▶ _Data lines_

_ _ _ _

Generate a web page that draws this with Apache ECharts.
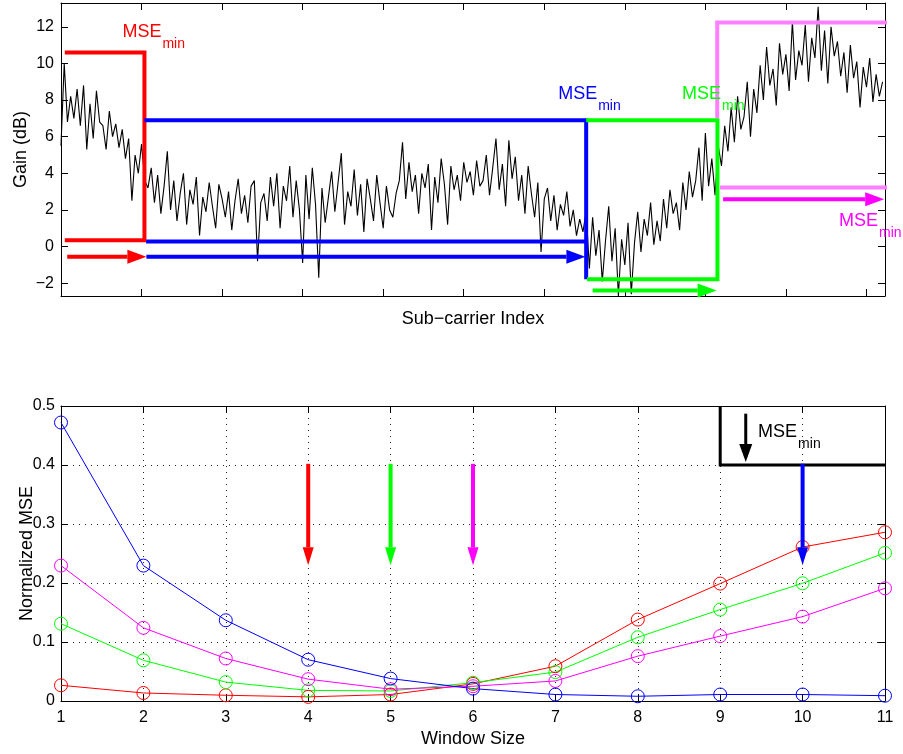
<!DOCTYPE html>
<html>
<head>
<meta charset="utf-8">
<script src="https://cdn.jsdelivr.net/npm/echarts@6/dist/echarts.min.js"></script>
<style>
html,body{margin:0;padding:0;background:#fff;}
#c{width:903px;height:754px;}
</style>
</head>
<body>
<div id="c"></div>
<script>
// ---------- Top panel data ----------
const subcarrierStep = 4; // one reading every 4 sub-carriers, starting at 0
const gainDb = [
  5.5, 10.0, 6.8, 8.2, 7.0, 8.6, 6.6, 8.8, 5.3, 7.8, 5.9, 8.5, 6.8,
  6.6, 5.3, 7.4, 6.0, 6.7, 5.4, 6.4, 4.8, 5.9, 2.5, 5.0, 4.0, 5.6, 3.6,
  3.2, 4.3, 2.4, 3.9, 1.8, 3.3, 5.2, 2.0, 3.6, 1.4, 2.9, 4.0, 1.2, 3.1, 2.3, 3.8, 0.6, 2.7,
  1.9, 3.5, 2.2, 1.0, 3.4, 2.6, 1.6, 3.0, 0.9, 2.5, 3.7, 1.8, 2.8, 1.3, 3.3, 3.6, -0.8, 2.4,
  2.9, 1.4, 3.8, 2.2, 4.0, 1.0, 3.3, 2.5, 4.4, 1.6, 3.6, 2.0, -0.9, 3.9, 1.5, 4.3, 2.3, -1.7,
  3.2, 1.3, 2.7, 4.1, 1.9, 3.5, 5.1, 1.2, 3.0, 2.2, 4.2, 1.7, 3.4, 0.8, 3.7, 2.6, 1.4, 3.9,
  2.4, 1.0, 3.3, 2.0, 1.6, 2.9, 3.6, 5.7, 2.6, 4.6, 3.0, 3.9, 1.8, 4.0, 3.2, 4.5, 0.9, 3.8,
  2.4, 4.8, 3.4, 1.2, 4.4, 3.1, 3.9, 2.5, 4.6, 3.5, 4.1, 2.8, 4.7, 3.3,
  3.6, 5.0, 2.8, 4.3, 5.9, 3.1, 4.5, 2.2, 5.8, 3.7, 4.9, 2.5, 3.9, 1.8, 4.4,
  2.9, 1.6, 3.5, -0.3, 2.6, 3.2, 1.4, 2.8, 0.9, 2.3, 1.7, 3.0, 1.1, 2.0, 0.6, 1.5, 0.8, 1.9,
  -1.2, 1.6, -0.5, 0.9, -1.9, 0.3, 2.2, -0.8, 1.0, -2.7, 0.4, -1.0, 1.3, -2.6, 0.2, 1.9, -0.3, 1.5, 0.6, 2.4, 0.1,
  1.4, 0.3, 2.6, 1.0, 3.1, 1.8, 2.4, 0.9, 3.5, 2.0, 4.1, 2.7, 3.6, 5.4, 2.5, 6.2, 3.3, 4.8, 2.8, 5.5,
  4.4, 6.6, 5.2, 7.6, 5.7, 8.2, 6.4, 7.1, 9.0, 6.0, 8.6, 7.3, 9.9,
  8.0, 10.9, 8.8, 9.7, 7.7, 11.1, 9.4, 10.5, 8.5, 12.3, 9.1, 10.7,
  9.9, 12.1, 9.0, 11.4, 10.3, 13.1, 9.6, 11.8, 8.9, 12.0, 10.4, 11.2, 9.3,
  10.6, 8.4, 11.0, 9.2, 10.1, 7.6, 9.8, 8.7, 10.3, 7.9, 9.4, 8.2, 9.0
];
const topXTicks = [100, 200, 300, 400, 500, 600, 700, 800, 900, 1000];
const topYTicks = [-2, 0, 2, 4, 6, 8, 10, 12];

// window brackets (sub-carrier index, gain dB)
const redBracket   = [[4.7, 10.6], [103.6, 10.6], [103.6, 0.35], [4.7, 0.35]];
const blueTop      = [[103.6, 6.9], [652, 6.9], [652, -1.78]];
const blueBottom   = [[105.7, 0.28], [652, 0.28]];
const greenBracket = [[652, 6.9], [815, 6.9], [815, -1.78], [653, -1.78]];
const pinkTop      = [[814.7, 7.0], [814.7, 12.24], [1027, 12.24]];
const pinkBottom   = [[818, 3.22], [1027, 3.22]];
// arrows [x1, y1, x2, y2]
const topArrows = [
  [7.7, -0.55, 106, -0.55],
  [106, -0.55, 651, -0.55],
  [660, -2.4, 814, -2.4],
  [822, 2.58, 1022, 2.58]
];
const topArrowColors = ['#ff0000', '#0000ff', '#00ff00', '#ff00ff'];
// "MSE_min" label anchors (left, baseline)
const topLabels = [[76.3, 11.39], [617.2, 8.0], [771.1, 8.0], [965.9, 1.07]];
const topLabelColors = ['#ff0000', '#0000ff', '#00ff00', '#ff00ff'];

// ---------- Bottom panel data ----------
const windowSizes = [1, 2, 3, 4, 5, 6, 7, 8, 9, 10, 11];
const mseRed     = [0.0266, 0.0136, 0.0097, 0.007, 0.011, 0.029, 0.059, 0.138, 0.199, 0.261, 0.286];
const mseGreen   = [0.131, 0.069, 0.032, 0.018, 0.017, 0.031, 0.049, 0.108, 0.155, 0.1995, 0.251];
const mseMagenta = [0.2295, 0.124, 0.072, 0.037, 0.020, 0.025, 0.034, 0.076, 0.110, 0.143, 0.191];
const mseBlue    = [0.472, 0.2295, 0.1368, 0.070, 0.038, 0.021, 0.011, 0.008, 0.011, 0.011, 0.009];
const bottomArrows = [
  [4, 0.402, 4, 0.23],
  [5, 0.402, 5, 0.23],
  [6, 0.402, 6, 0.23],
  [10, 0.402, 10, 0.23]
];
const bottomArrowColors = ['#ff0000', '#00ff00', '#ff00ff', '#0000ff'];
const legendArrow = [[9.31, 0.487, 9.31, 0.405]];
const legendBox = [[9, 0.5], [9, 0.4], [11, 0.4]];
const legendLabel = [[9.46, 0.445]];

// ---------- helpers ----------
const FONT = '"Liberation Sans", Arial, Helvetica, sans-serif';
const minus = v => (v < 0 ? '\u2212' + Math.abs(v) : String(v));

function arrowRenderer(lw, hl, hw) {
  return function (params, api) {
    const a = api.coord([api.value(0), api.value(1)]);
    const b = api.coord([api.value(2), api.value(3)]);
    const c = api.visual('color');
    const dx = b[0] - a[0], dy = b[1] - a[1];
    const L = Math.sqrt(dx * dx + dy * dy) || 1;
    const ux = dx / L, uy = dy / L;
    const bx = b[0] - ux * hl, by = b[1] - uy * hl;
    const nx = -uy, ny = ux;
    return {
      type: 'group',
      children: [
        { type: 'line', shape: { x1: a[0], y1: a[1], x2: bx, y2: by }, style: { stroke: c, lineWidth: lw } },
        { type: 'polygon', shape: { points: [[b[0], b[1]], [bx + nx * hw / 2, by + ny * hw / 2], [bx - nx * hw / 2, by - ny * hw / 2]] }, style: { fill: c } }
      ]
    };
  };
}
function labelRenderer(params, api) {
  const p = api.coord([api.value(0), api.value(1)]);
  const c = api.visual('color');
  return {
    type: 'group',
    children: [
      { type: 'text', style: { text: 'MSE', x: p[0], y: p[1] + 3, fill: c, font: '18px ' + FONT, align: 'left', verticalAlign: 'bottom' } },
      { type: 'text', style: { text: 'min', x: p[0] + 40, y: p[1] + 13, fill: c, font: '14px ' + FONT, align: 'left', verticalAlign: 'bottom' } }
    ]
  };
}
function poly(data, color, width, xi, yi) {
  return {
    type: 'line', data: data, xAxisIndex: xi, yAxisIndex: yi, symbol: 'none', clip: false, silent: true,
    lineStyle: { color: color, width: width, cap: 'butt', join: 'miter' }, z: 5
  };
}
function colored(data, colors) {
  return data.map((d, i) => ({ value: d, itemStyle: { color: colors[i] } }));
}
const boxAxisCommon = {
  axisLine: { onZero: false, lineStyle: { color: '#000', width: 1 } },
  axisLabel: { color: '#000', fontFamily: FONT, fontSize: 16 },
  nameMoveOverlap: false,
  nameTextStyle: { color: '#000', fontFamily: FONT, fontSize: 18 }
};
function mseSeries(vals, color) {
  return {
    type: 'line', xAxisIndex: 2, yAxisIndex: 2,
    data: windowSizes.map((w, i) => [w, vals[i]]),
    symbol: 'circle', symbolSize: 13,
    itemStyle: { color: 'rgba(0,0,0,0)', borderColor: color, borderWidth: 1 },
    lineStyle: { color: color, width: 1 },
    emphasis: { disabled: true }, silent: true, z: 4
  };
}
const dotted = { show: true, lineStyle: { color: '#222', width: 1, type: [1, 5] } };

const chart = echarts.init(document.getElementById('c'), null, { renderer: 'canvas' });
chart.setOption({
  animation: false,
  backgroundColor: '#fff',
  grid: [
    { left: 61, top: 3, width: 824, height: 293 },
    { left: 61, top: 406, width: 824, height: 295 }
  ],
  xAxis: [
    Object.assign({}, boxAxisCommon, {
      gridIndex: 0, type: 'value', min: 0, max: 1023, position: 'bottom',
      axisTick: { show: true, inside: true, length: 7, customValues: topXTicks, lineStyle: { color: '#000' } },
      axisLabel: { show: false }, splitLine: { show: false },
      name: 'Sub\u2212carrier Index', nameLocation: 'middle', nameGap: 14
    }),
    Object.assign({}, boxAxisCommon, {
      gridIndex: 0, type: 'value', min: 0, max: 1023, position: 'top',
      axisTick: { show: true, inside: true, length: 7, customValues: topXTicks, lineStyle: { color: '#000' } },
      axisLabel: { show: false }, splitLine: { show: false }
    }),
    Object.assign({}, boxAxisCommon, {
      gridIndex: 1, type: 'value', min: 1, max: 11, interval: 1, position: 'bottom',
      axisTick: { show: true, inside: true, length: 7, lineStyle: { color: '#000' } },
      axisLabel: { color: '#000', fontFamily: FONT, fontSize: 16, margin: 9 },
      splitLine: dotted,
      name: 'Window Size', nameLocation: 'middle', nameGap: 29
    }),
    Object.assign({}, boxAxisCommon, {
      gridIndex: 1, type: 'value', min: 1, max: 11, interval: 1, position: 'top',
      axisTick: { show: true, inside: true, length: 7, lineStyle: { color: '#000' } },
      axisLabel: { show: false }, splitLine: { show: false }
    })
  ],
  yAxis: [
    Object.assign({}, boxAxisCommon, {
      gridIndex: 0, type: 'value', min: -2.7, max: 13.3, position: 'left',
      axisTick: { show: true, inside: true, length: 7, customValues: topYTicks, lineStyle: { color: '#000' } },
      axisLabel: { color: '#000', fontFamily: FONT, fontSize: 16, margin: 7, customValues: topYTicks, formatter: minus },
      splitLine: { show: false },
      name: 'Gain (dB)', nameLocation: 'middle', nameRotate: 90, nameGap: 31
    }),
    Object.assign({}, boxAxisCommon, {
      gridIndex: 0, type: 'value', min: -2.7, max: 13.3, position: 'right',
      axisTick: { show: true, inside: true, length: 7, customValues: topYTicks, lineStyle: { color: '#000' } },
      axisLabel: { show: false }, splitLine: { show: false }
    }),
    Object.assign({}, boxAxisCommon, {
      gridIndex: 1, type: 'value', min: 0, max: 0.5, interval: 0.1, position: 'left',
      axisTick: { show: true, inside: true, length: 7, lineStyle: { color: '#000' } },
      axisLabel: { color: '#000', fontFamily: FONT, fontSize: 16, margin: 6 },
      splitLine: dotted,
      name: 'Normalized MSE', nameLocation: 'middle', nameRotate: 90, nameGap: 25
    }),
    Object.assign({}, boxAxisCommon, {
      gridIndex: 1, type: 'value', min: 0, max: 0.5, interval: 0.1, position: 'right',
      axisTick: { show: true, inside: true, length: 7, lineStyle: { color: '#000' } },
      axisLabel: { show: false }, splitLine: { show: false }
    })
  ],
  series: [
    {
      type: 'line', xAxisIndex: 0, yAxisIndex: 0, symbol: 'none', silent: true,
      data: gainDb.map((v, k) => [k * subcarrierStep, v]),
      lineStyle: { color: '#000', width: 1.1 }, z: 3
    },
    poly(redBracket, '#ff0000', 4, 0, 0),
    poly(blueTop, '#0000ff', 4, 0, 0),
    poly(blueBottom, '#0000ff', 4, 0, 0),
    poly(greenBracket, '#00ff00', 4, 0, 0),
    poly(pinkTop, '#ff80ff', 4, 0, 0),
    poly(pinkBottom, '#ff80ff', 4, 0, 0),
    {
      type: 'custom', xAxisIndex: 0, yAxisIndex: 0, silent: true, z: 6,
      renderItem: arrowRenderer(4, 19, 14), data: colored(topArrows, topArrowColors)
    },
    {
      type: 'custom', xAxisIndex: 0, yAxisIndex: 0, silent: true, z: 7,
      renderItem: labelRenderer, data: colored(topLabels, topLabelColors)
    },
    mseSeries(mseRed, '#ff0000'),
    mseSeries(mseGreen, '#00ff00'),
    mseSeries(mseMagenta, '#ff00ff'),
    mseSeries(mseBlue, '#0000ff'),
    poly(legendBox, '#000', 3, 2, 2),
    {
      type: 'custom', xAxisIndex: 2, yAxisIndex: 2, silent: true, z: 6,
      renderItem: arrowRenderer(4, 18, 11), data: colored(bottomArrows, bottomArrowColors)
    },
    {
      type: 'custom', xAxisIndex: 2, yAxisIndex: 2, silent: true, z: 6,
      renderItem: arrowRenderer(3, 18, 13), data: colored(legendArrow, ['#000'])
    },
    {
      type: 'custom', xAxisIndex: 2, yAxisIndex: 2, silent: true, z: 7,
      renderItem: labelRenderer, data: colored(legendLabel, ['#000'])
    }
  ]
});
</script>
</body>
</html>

_ _ _ _

▶ _Brief_
Return only the lines from the start of the data through the line that contains "const topYTicks = [-2, 0, 2, 4, 6, 8, 10, 12];", please, copying them exactly and omitting all pictures.

▶ _Finished answer_
Generate a web page that draws this with Apache ECharts.
<!DOCTYPE html>
<html>
<head>
<meta charset="utf-8">
<script src="https://cdn.jsdelivr.net/npm/echarts@6/dist/echarts.min.js"></script>
<style>
html,body{margin:0;padding:0;background:#fff;}
#c{width:903px;height:754px;}
</style>
</head>
<body>
<div id="c"></div>
<script>
// ---------- Top panel data ----------
const subcarrierStep = 4; // one reading every 4 sub-carriers, starting at 0
const gainDb = [
  5.5, 10.0, 6.8, 8.2, 7.0, 8.6, 6.6, 8.8, 5.3, 7.8, 5.9, 8.5, 6.8,
  6.6, 5.3, 7.4, 6.0, 6.7, 5.4, 6.4, 4.8, 5.9, 2.5, 5.0, 4.0, 5.6, 3.6,
  3.2, 4.3, 2.4, 3.9, 1.8, 3.3, 5.2, 2.0, 3.6, 1.4, 2.9, 4.0, 1.2, 3.1, 2.3, 3.8, 0.6, 2.7,
  1.9, 3.5, 2.2, 1.0, 3.4, 2.6, 1.6, 3.0, 0.9, 2.5, 3.7, 1.8, 2.8, 1.3, 3.3, 3.6, -0.8, 2.4,
  2.9, 1.4, 3.8, 2.2, 4.0, 1.0, 3.3, 2.5, 4.4, 1.6, 3.6, 2.0, -0.9, 3.9, 1.5, 4.3, 2.3, -1.7,
  3.2, 1.3, 2.7, 4.1, 1.9, 3.5, 5.1, 1.2, 3.0, 2.2, 4.2, 1.7, 3.4, 0.8, 3.7, 2.6, 1.4, 3.9,
  2.4, 1.0, 3.3, 2.0, 1.6, 2.9, 3.6, 5.7, 2.6, 4.6, 3.0, 3.9, 1.8, 4.0, 3.2, 4.5, 0.9, 3.8,
  2.4, 4.8, 3.4, 1.2, 4.4, 3.1, 3.9, 2.5, 4.6, 3.5, 4.1, 2.8, 4.7, 3.3,
  3.6, 5.0, 2.8, 4.3, 5.9, 3.1, 4.5, 2.2, 5.8, 3.7, 4.9, 2.5, 3.9, 1.8, 4.4,
  2.9, 1.6, 3.5, -0.3, 2.6, 3.2, 1.4, 2.8, 0.9, 2.3, 1.7, 3.0, 1.1, 2.0, 0.6, 1.5, 0.8, 1.9,
  -1.2, 1.6, -0.5, 0.9, -1.9, 0.3, 2.2, -0.8, 1.0, -2.7, 0.4, -1.0, 1.3, -2.6, 0.2, 1.9, -0.3, 1.5, 0.6, 2.4, 0.1,
  1.4, 0.3, 2.6, 1.0, 3.1, 1.8, 2.4, 0.9, 3.5, 2.0, 4.1, 2.7, 3.6, 5.4, 2.5, 6.2, 3.3, 4.8, 2.8, 5.5,
  4.4, 6.6, 5.2, 7.6, 5.7, 8.2, 6.4, 7.1, 9.0, 6.0, 8.6, 7.3, 9.9,
  8.0, 10.9, 8.8, 9.7, 7.7, 11.1, 9.4, 10.5, 8.5, 12.3, 9.1, 10.7,
  9.9, 12.1, 9.0, 11.4, 10.3, 13.1, 9.6, 11.8, 8.9, 12.0, 10.4, 11.2, 9.3,
  10.6, 8.4, 11.0, 9.2, 10.1, 7.6, 9.8, 8.7, 10.3, 7.9, 9.4, 8.2, 9.0
];
const topXTicks = [100, 200, 300, 400, 500, 600, 700, 800, 900, 1000];
const topYTicks = [-2, 0, 2, 4, 6, 8, 10, 12];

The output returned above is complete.